真っ暗なハノイにはもうすでに人がちらほらと一日を始めようとしていた。ベトナム人は朝が早いと聞いていたがそれは本当だった。繁華街のフォー屋さんにはすでに食事をしている人がいる。先ほど起床したようなおじちゃんと、昨日からずっと起きてそうなつぶらな目をした女性が同じフォーを啜っている。つぶらな瞳のまま、おぼつかない手でゆっくりと半開きの口にフォーが運ばれていく。彼女に不思議な親近感を覚えた。お酒は飲んでいないが活動時間だけで言ったら彼女と同じだ。こっちだってオールナイトしてるんだから。

オールナイト明けのフォーは、沁みるという言葉以上に適切な言葉見つからなかった。スープの澄んだ優しさが一口啜るたびに骨の髄まで染み渡っていった。絞ったライムの爽やかな香りが宙に舞う。少しずつ熱気を帯びる店内。扇風機の大きな風が頬を撫でる。

ああ、気持ちいいな。

風が吹くたびになびく前髪をそのままにしながら、素直な呼吸を一つ、二つとくり返す。その心地良いリズムに体を委ね、静かに人々の往来を眺めた。店の奥からのぞくハノイはどことなく寂寥感を帯びており、そこはかとなく感じていた虚しさが込み上げてくる。つい先ほど、夜が明けるまで暇つぶしに読んでいた本の言葉が蘇ってきた。

「生きていることと、死んでいることは、もしかしたら同じことかもしれない」

錦繍/宮本輝

誰しもが死にむかって、喜びと哀しみの間で揺れ動きながら、懸命に一日一日と歩を進めている。それは死んでいくことで、また生きていくことでもある。例えどんな歩みであろうとも、それ自体に意味があるんだと大好きな人たちを見て思う。そして今この瞬間も、死んだ後も魂は同じ光であって、この通りを過ぎゆく人たちの生も死も、宇宙にとっては例外なくかけがえのない…

と思ったところで我に帰った。あぶないあぶない、またどこかへいくところだった。人は寝ないとこうになるのか。

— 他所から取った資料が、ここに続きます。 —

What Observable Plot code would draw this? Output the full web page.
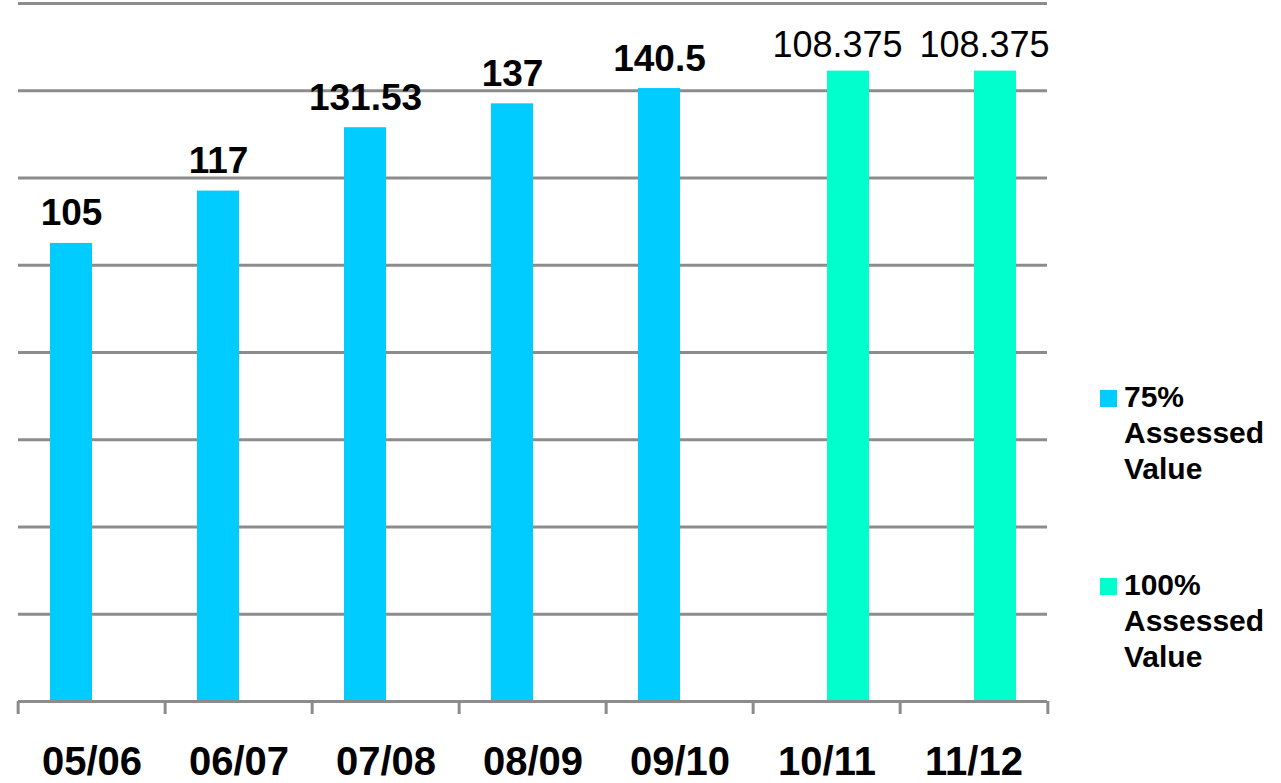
<!DOCTYPE html>
<html>
<head>
<meta charset="utf-8">
<script src="https://cdn.jsdelivr.net/npm/d3@7"></script>
<script src="https://cdn.jsdelivr.net/npm/@observablehq/plot@0.6"></script>
<style>
  html, body { margin: 0; padding: 0; background: #fff; }
  #wrap { position: relative; width: 1281px; height: 783px; overflow: hidden; font-family: "Liberation Sans", Arial, sans-serif; }
  .sw { position: absolute; width: 17px; height: 17px; }
  .lt { position: absolute; width: 150px; font-size: 30px; font-weight: bold; line-height: 36px; color: #000; }
</style>
</head>
<body>
<div id="wrap"></div>
<script>
const years = ["05/06", "06/07", "07/08", "08/09", "09/10", "10/11", "11/12"];
const seriesNames = ["75% Assessed Value", "100% Assessed Value"];
const values75 = [105, 117, 131.53, 137, 140.5, null, null];
const values100 = [null, null, null, null, null, 144.5, 144.5];
const barLabels = ["105", "117", "131.53", "137", "140.5", "108.375", "108.375"];
const seriesColors = ["#00CCFF", "#00FFCC"];

const rows = [];
years.forEach((y, i) => {
  if (values75[i] != null) rows.push({year: y, series: seriesNames[0], value: values75[i], label: barLabels[i]});
  if (values100[i] != null) rows.push({year: y, series: seriesNames[1], value: values100[i], label: barLabels[i]});
});
const rows75 = rows.filter(d => d.series === seriesNames[0]);
const rows100 = rows.filter(d => d.series === seriesNames[1]);

const W = 1281, H = 783, mL = 15, mR = 232;
const half = (W - mL - mR) / years.length / 2;
const gridColor = "#8c8c8c";

const chart = Plot.plot({
  width: W,
  height: H,
  marginLeft: mL,
  marginRight: mR,
  marginTop: 3,
  marginBottom: 82,
  style: {fontFamily: "'Liberation Sans', Arial, sans-serif", background: "#fff"},
  fx: {domain: years, padding: 0, label: null, axis: null},
  x: {domain: seriesNames, paddingInner: 0, paddingOuter: 0.72, axis: null},
  y: {domain: [0, 160], axis: null},
  color: {domain: seriesNames, range: seriesColors},
  marks: [
    Plot.gridY({interval: 20, stroke: gridColor, strokeOpacity: 1, strokeWidth: 3}),
    Plot.barY(rows, {fx: "year", x: "series", y: "value", fill: "series"}),
    Plot.ruleY([0], {stroke: gridColor, strokeWidth: 3}),
    Plot.text(rows75, {fx: "year", x: "series", y: "value", text: "label", lineAnchor: "bottom", dy: -18, fontSize: 37, fontWeight: "bold", fill: "#000"}),
    Plot.text(rows100, {fx: "year", x: "series", y: "value", text: "label", lineAnchor: "bottom", dy: -14, dx: -11, fontSize: 36, fontWeight: "normal", fill: "#000"}),
    Plot.axisFx({anchor: "bottom", tickSize: 0, tickPadding: 45, fontSize: 40, fontWeight: "bold", label: null, fill: "#000"}),
    Plot.axisFx({anchor: "bottom", tickSize: 13, fill: "none", dx: -half, stroke: gridColor, strokeWidth: 3, strokeOpacity: 1, label: null}),
    Plot.axisFx({anchor: "bottom", ticks: [years[years.length - 1]], tickSize: 13, fill: "none", dx: half, stroke: gridColor, strokeWidth: 3, strokeOpacity: 1, label: null})
  ]
});

const wrap = document.getElementById("wrap");
wrap.appendChild(chart);

seriesNames.forEach((name, i) => {
  const sw = document.createElement("div");
  sw.className = "sw";
  sw.style.left = "1100px";
  sw.style.top = (390 + i * 188) + "px";
  sw.style.background = seriesColors[i];
  wrap.appendChild(sw);
  const t = document.createElement("div");
  t.className = "lt";
  t.style.left = "1124px";
  t.style.top = (379 + i * 188) + "px";
  t.textContent = name;
  wrap.appendChild(t);
});
</script>
</body>
</html>
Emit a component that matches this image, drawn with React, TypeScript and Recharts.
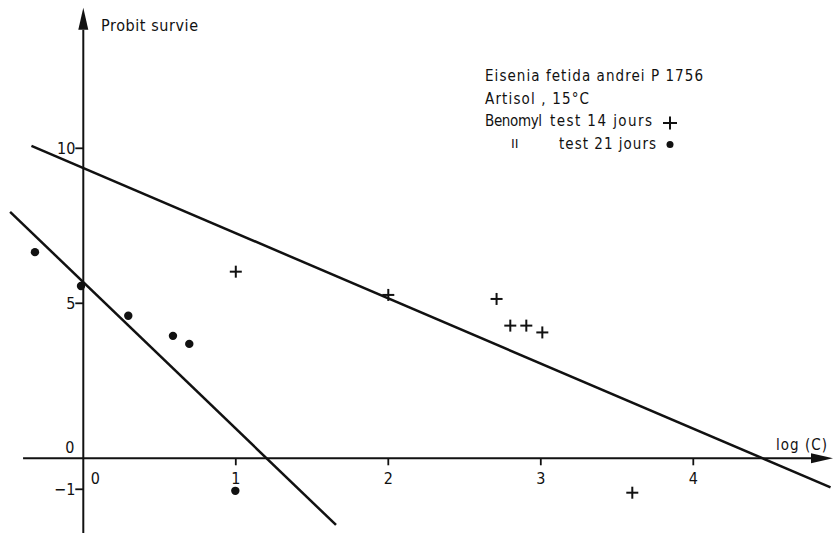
import { Scatter, ScatterChart, XAxis, YAxis, ReferenceLine, ReferenceDot } from "recharts"

// Benomyl, 14-day test (+)
const test14X = [1.0, 2.0, 2.71, 2.8, 2.905, 3.01, 3.6]
const test14Y = [6.02, 5.27, 5.14, 4.28, 4.28, 4.06, -1.11]

// Benomyl, 21-day test (•)
const test21X = [-0.317, -0.015, 0.295, 0.588, 0.695, 0.997]
const test21Y = [6.65, 5.56, 4.6, 3.95, 3.69, -1.05]

// fitted probit lines, drawn end to end
const fit14X = [-0.34, 4.9]
const fit14Y = [10.08, -0.94]
const fit21X = [-0.48, 1.657]
const fit21Y = [7.95, -2.15]

const xTicks = [0, 1, 2, 3, 4]
const yTicks = [10, 5, 0, -1]

const legendLines = [
  "Eisenia fetida andrei P 1756",
  "Artisol , 15°C",
]

const WIDTH = 833
const HEIGHT = 533
const X_DOMAIN: [number, number] = [-0.5462, 4.9161]
const Y_DOMAIN: [number, number] = [-2.41, 14.784]
const INK = "#111"
const FONT = "'Liberation Sans Narrow', 'DejaVu Sans Condensed', sans-serif"

const zip = (xs: number[], ys: number[]) => xs.map((x, i) => ({ x, y: ys[i] }))

function CrossMark({ cx, cy }: any) {
  return (
    <g stroke={INK} strokeWidth={2}>
      <line x1={cx - 6} y1={cy} x2={cx + 6} y2={cy} />
      <line x1={cx} y1={cy - 6} x2={cx} y2={cy + 6} />
    </g>
  )
}

function DotMark({ cx, cy }: any) {
  return <circle cx={cx} cy={cy} r={4.2} fill={INK} />
}

// axis line with a filled arrow head at its far end
function ArrowAxis(props: any) {
  const { x1, y1, x2, y2 } = props
  const dx = x2 - x1
  const dy = y2 - y1
  const len = Math.hypot(dx, dy)
  const ux = dx / len
  const uy = dy / len
  const headLen = 22
  const headHalf = 5
  const bx = x2 - ux * headLen
  const by = y2 - uy * headLen
  const pts = [
    `${x2},${y2}`,
    `${bx - uy * headHalf},${by + ux * headHalf}`,
    `${bx + uy * headHalf},${by - ux * headHalf}`,
  ].join(" ")
  return (
    <g>
      <line x1={x1} y1={y1} x2={bx} y2={by} stroke={INK} strokeWidth={2} />
      <polygon points={pts} fill={INK} />
    </g>
  )
}

function XTick({ cx, cy, value }: any) {
  const isOrigin = value === 0
  return (
    <g>
      {!isOrigin && <line x1={cx} y1={cy} x2={cx} y2={cy + 7} stroke={INK} strokeWidth={1.8} />}
      <text
        x={isOrigin ? cx + 12 : cx}
        y={cy + 26}
        textAnchor="middle"
        fontFamily={FONT}
        fontSize={16}
        fill={INK}
      >
        {value}
      </text>
    </g>
  )
}

function YTick({ cx, cy, value }: any) {
  const isOrigin = value === 0
  return (
    <g>
      {!isOrigin && <line x1={cx - 8} y1={cy} x2={cx} y2={cy} stroke={INK} strokeWidth={1.8} />}
      <text
        x={isOrigin ? cx - 9 : cx - 8}
        y={isOrigin ? cy - 5 : cy + 6}
        textAnchor="end"
        fontFamily={FONT}
        fontSize={16}
        fill={INK}
      >
        {value === -1 ? "−1" : value}
      </text>
    </g>
  )
}

function Annotations() {
  const common = { fontFamily: FONT, fill: INK, lengthAdjust: "spacing" as const }
  return (
    <svg
      width={WIDTH}
      height={HEIGHT}
      style={{ position: "absolute", left: 0, top: 0, pointerEvents: "none" }}
    >
      <text x={101} y={31} fontSize={16} textLength={97} {...common}>
        Probit survie
      </text>
      <text x={776} y={450} fontSize={15} textLength={51} {...common}>
        log (C)
      </text>
      <text x={485} y={81} fontSize={15} textLength={218} {...common}>
        {legendLines[0]}
      </text>
      <text x={485} y={103.5} fontSize={15} textLength={104} {...common}>
        {legendLines[1]}
      </text>
      <text x={485} y={125.5} fontSize={15} textLength={57} {...common}>
        Benomyl
      </text>
      <text x={550} y={125.5} fontSize={15} textLength={102} {...common}>
        test 14 jours
      </text>
      <g stroke={INK} strokeWidth={2}>
        <line x1={663} y1={123} x2={677} y2={123} />
        <line x1={670} y1={116.5} x2={670} y2={129.5} />
      </g>
      <text x={511} y={148} fontSize={15} {...common}>
        ıı
      </text>
      <text x={559} y={148.5} fontSize={15} textLength={97} {...common}>
        test 21 jours
      </text>
      <circle cx={670} cy={144.5} r={3.5} fill={INK} />
    </svg>
  )
}

export default function App() {
  const points14 = zip(test14X, test14Y)
  const points21 = zip(test21X, test21Y)
  const line14 = zip(fit14X, fit14Y)
  const line21 = zip(fit21X, fit21Y)

  return (
    <div style={{ position: "absolute", left: 0, top: 0, width: WIDTH, height: HEIGHT, background: "#fff" }}>
      <ScatterChart width={WIDTH} height={HEIGHT} margin={{ top: 0, right: 0, bottom: 0, left: 0 }}>
        <XAxis type="number" dataKey="x" domain={X_DOMAIN} allowDataOverflow hide />
        <YAxis type="number" dataKey="y" domain={Y_DOMAIN} allowDataOverflow hide />

        <ReferenceLine
          segment={[{ x: -0.395, y: 0 }, { x: X_DOMAIN[1], y: 0 }]}
          ifOverflow="visible"
          shape={ArrowAxis}
        />
        <ReferenceLine
          segment={[{ x: 0, y: Y_DOMAIN[0] }, { x: 0, y: 14.53 }]}
          ifOverflow="visible"
          shape={ArrowAxis}
        />

        {xTicks.map((t) => (
          <ReferenceDot
            key={`x${t}`}
            x={t}
            y={0}
            ifOverflow="visible"
            shape={(p: any) => <XTick {...p} value={t} />}
          />
        ))}
        {yTicks.map((t) => (
          <ReferenceDot
            key={`y${t}`}
            x={0}
            y={t}
            ifOverflow="visible"
            shape={(p: any) => <YTick {...p} value={t} />}
          />
        ))}

        <Scatter
          data={line14}
          line={{ stroke: INK, strokeWidth: 2.5 }}
          shape={() => <g />}
          isAnimationActive={false}
        />
        <Scatter
          data={line21}
          line={{ stroke: INK, strokeWidth: 2.5 }}
          shape={() => <g />}
          isAnimationActive={false}
        />
        <Scatter data={points14} shape={CrossMark} isAnimationActive={false} />
        <Scatter data={points21} shape={DotMark} isAnimationActive={false} />
      </ScatterChart>
      <Annotations />
    </div>
  )
}
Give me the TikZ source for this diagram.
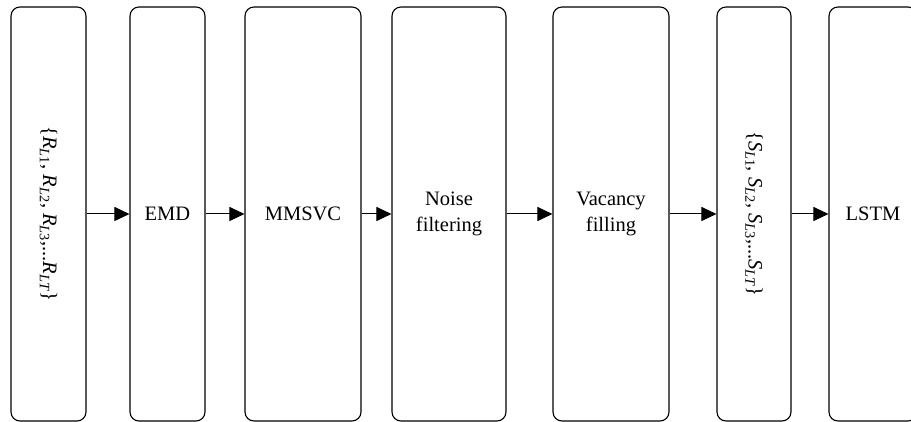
\documentclass[tikz,border=0pt]{standalone}
\usepackage{fontspec}
\setmainfont{Liberation Serif}
\usetikzlibrary{arrows.meta}

\tikzset{
  stage/.style={draw, line width=1.1pt, rounded corners=9pt, align=center, inner sep=0pt,
    font=\fontsize{20.5}{26}\selectfont},
  tall/.style={stage, minimum height=414pt, minimum width=#1},
  lying/.style={stage, rotate=-90, minimum width=414pt, minimum height=#1},
  flow/.style={line width=1pt, -{Triangle[length=15pt,width=14pt]}}
}
\newcommand{\seq}[1]{\textit{#1}}

\begin{document}
\begin{tikzpicture}[x=1pt,y=-1pt]
\useasboundingbox (0,0) rectangle (911,422);
\node[lying=75pt] (raw) at (48.5,214) {\{\seq{R}\textsubscript{\seq{L}1}, \seq{R}\textsubscript{\seq{L}2}, \seq{R}\textsubscript{\seq{L}3},...\seq{R}\textsubscript{\seq{LT}}\}};
\node[tall=75pt] (emd) at (167.5,214) {EMD};
\node[tall=116pt] (mmsvc) at (303,214) {MMSVC};
\node[tall=114pt] (noise) at (449,214) {Noise\\filtering};
\node[tall=116pt] (fill) at (611,214) {Vacancy\\filling};
\node[lying=74pt] (clean) at (754,214) {\{\seq{S}\textsubscript{\seq{L}1}, \seq{S}\textsubscript{\seq{L}2}, \seq{S}\textsubscript{\seq{L}3},...\seq{S}\textsubscript{\seq{LT}}\}};
\node[tall=88pt] (lstm) at (873,214) {LSTM};
% processing chain
\draw[flow] (raw) -- (emd);
\draw[flow] (emd) -- (mmsvc);
\draw[flow] (mmsvc) -- (noise);
\draw[flow] (noise) -- (fill);
\draw[flow] (fill) -- (clean);
\draw[flow] (clean) -- (lstm);
\end{tikzpicture}
\end{document}
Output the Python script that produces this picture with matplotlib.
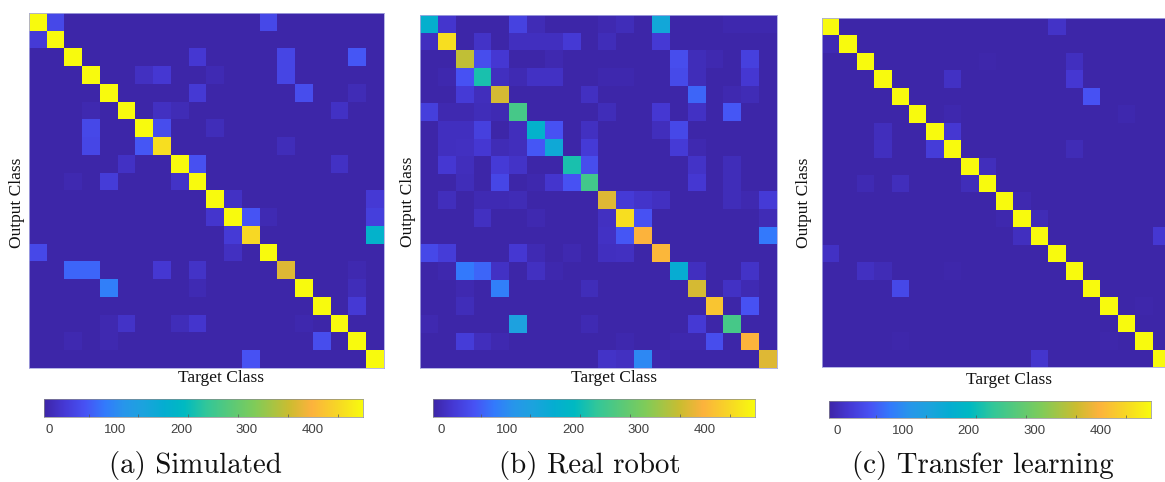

食べ終えたフォーをもう一度手繰り寄せてスープを一杯口に含んだ。オールナイト後の独特の虚しさや胸の内にささやかれる諸行無常を、フォーが包み込んでくれた。はじまりの朝に、長い夜の果てに人々を癒すベトナムのフォー。全てを浄化してくれるような、どこまでも広がりゆく海のような、深い深い優しさがあった。